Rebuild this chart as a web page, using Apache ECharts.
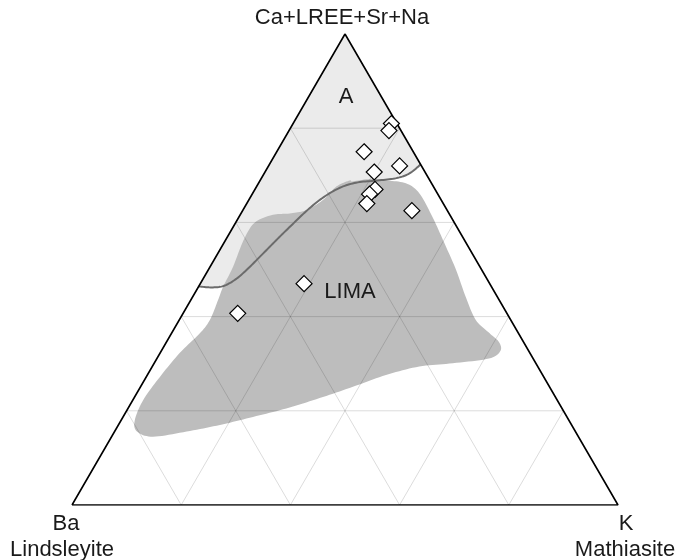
<!DOCTYPE html>
<html>
<head>
<meta charset="utf-8">
<script src="https://cdn.jsdelivr.net/npm/echarts@6/dist/echarts.min.js"></script>
<style>
html, body { margin: 0; padding: 0; background: #fff; }
#chart { width: 677px; height: 560px; }
</style>
</head>
<body>
<div id="chart"></div>
<script>
// compositions in % : Ba (Lindsleyite), K (Mathiasite), Ca+LREE+Sr+Na
var sampleBa = [1, 2.2, 9, 4, 9.3, 11, 12.5, 14, 6.5, 34, 49.3];
var sampleK  = [18, 18.3, 16, 24, 20, 22, 21.5, 22, 31, 19, 10];
var sampleCa = [81, 79.5, 75, 72, 70.7, 67, 66, 64, 62.5, 47, 40.7];

// boundary of field A (left edge -> right edge), Ba = 100 - K - Ca
var fieldA_K  = [0, 2.5, 4.5, 6.0, 7.1, 8.2, 9.4, 10.7, 12.0, 13.6, 15.6, 18.1, 21.5, 24.7, 26.6, 27.7];
var fieldA_Ca = [46.4, 46.2, 46.5, 47.9, 50.1, 53.1, 56.5, 59.9, 63.0, 65.6, 67.5, 68.5, 68.9, 69.4, 70.4, 72.3];

// outline of the LIMA field
var lima_K  = [16.4, 17.0, 19.9, 23.1, 27.0, 30.5, 35.4, 40.4, 45.4, 50.0, 54.3, 58.2, 60.9, 62.1, 60.8, 54.7, 48.9, 43.7, 38.9, 34.0,
               29.0, 23.8, 18.6, 13.2, 7.6, 4.1, 2.5, 1.9, 2.5, 3.6, 5.2, 5.6, 5.0, 4.5, 4.2, 3.3, 3.5, 6.0, 8.9, 11.6, 13.6, 14.6];
var lima_Ca = [68.9, 68.7, 69.2, 68.9, 68.3, 66.2, 61.2, 55.6, 49.9, 44.2, 39.3, 36.5, 34.6, 32.7, 31.1, 30.1, 29.4, 27.6, 25.1, 22.7,
               20.5, 18.7, 17.0, 15.6, 14.5, 15.6, 18.0, 22.3, 27.2, 32.3, 36.5, 39.3, 43.5, 46.4, 50.6, 56.3, 60.0, 61.6, 61.9, 62.6, 64.8, 67.6];

var gridLevels = [20, 40, 60, 80];

// ternary (K, Ca) -> cartesian, triangle base 0..1, apex at y = 1
function tern(k, ca) {
    return [(k + ca / 2) / 100, ca / 100];
}

// catmull-rom through pixel points
function spline(pts, closed, steps) {
    var out = [], n = pts.length;
    var segs = closed ? n : n - 1;
    for (var i = 0; i < segs; i++) {
        var p0 = pts[closed ? (i - 1 + n) % n : Math.max(i - 1, 0)];
        var p1 = pts[i];
        var p2 = pts[(i + 1) % n];
        var p3 = pts[closed ? (i + 2) % n : Math.min(i + 2, n - 1)];
        for (var s = 0; s < steps; s++) {
            var t = s / steps, t2 = t * t, t3 = t2 * t;
            var q = [];
            for (var j = 0; j < 2; j++) {
                q.push(0.5 * (2 * p1[j] + (-p0[j] + p2[j]) * t +
                    (2 * p0[j] - 5 * p1[j] + 4 * p2[j] - p3[j]) * t2 +
                    (-p0[j] + 3 * p1[j] - 3 * p2[j] + p3[j]) * t3));
            }
            out.push(q);
        }
    }
    if (!closed) out.push(pts[n - 1]);
    return out;
}

function toPx(api, ks, cas) {
    return ks.map(function (k, i) { return api.coord(tern(k, cas[i])); });
}

var series = [];

// field A (light)
series.push({
    type: 'custom', z: 1, silent: true, data: [[0]],
    renderItem: function (params, api) {
        var pts = spline(toPx(api, fieldA_K, fieldA_Ca), false, 10);
        pts.push(api.coord(tern(0, 100)));
        return { type: 'polygon', shape: { points: pts }, style: { fill: '#ebebeb' } };
    }
});

// LIMA field (dark)
series.push({
    type: 'custom', z: 2, silent: true, data: [[0]],
    renderItem: function (params, api) {
        var pts = spline(toPx(api, lima_K, lima_Ca), true, 10);
        return { type: 'polygon', shape: { points: pts }, style: { fill: '#bdbdbd' } };
    }
});

// grid lines parallel to each side
gridLevels.forEach(function (g) {
    var r = 100 - g;
    var segs = [
        [tern(0, g), tern(r, g)],          // constant Ca
        [tern(g, 0), tern(g, r)],          // constant K
        [tern(r, 0), tern(0, r)]           // constant Ba
    ];
    segs.forEach(function (s) {
        series.push({
            type: 'line', z: 3, silent: true, symbol: 'none', data: s,
            lineStyle: { color: 'rgba(0,0,0,0.14)', width: 1 }
        });
    });
});

// boundary curve of field A
series.push({
    type: 'custom', z: 4, silent: true, data: [[0]],
    renderItem: function (params, api) {
        var pts = spline(toPx(api, fieldA_K, fieldA_Ca), false, 10);
        return { type: 'polyline', shape: { points: pts }, style: { stroke: '#6b6b6b', lineWidth: 2, fill: null } };
    }
});

// triangle outline
series.push({
    type: 'line', z: 5, silent: true, symbol: 'none',
    data: [tern(0, 0), tern(100, 0), tern(0, 100), tern(0, 0)],
    lineStyle: { color: '#000', width: 1.6 }
});

// samples
series.push({
    type: 'scatter', z: 6, symbol: 'diamond', symbolSize: 16,
    data: sampleK.map(function (k, i) { return tern(k, sampleCa[i]); }),
    itemStyle: { color: '#fff', borderColor: '#000', borderWidth: 1.2, opacity: 1 }
});

var font = { fontFamily: 'Liberation Sans, Arial, sans-serif', fontSize: 22, fill: '#1a1a1a', textAlign: 'center', textVerticalAlign: 'middle' };
function label(text, x, y) {
    return { type: 'text', x: x, y: y, z: 10, style: Object.assign({ text: text }, font) };
}

var chart = echarts.init(document.getElementById('chart'), null, { renderer: 'canvas' });
chart.setOption({
    animation: false,
    grid: { left: 72, right: 59, top: 34, bottom: 55 },
    xAxis: { type: 'value', min: 0, max: 1, show: false },
    yAxis: { type: 'value', min: 0, max: 1, show: false },
    series: series,
    graphic: [
        label('Ca+LREE+Sr+Na', 342, 18),
        label('A', 346, 97),
        label('LIMA', 350, 292),
        label('Ba', 66, 524),
        label('Lindsleyite', 62, 550),
        label('K', 626, 524),
        label('Mathiasite', 625, 550)
    ]
});
</script>
</body>
</html>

——————

### [THE REQUEST]
Emit the lines of the material exactly, from its first line to the line containing "62.6, 64.8, 67.6];", inclusive; leave every picture out.

### [WORKED ANSWER]
Rebuild this chart as a web page, using Apache ECharts.
<!DOCTYPE html>
<html>
<head>
<meta charset="utf-8">
<script src="https://cdn.jsdelivr.net/npm/echarts@6/dist/echarts.min.js"></script>
<style>
html, body { margin: 0; padding: 0; background: #fff; }
#chart { width: 677px; height: 560px; }
</style>
</head>
<body>
<div id="chart"></div>
<script>
// compositions in % : Ba (Lindsleyite), K (Mathiasite), Ca+LREE+Sr+Na
var sampleBa = [1, 2.2, 9, 4, 9.3, 11, 12.5, 14, 6.5, 34, 49.3];
var sampleK  = [18, 18.3, 16, 24, 20, 22, 21.5, 22, 31, 19, 10];
var sampleCa = [81, 79.5, 75, 72, 70.7, 67, 66, 64, 62.5, 47, 40.7];

// boundary of field A (left edge -> right edge), Ba = 100 - K - Ca
var fieldA_K  = [0, 2.5, 4.5, 6.0, 7.1, 8.2, 9.4, 10.7, 12.0, 13.6, 15.6, 18.1, 21.5, 24.7, 26.6, 27.7];
var fieldA_Ca = [46.4, 46.2, 46.5, 47.9, 50.1, 53.1, 56.5, 59.9, 63.0, 65.6, 67.5, 68.5, 68.9, 69.4, 70.4, 72.3];

// outline of the LIMA field
var lima_K  = [16.4, 17.0, 19.9, 23.1, 27.0, 30.5, 35.4, 40.4, 45.4, 50.0, 54.3, 58.2, 60.9, 62.1, 60.8, 54.7, 48.9, 43.7, 38.9, 34.0,
               29.0, 23.8, 18.6, 13.2, 7.6, 4.1, 2.5, 1.9, 2.5, 3.6, 5.2, 5.6, 5.0, 4.5, 4.2, 3.3, 3.5, 6.0, 8.9, 11.6, 13.6, 14.6];
var lima_Ca = [68.9, 68.7, 69.2, 68.9, 68.3, 66.2, 61.2, 55.6, 49.9, 44.2, 39.3, 36.5, 34.6, 32.7, 31.1, 30.1, 29.4, 27.6, 25.1, 22.7,
               20.5, 18.7, 17.0, 15.6, 14.5, 15.6, 18.0, 22.3, 27.2, 32.3, 36.5, 39.3, 43.5, 46.4, 50.6, 56.3, 60.0, 61.6, 61.9, 62.6, 64.8, 67.6];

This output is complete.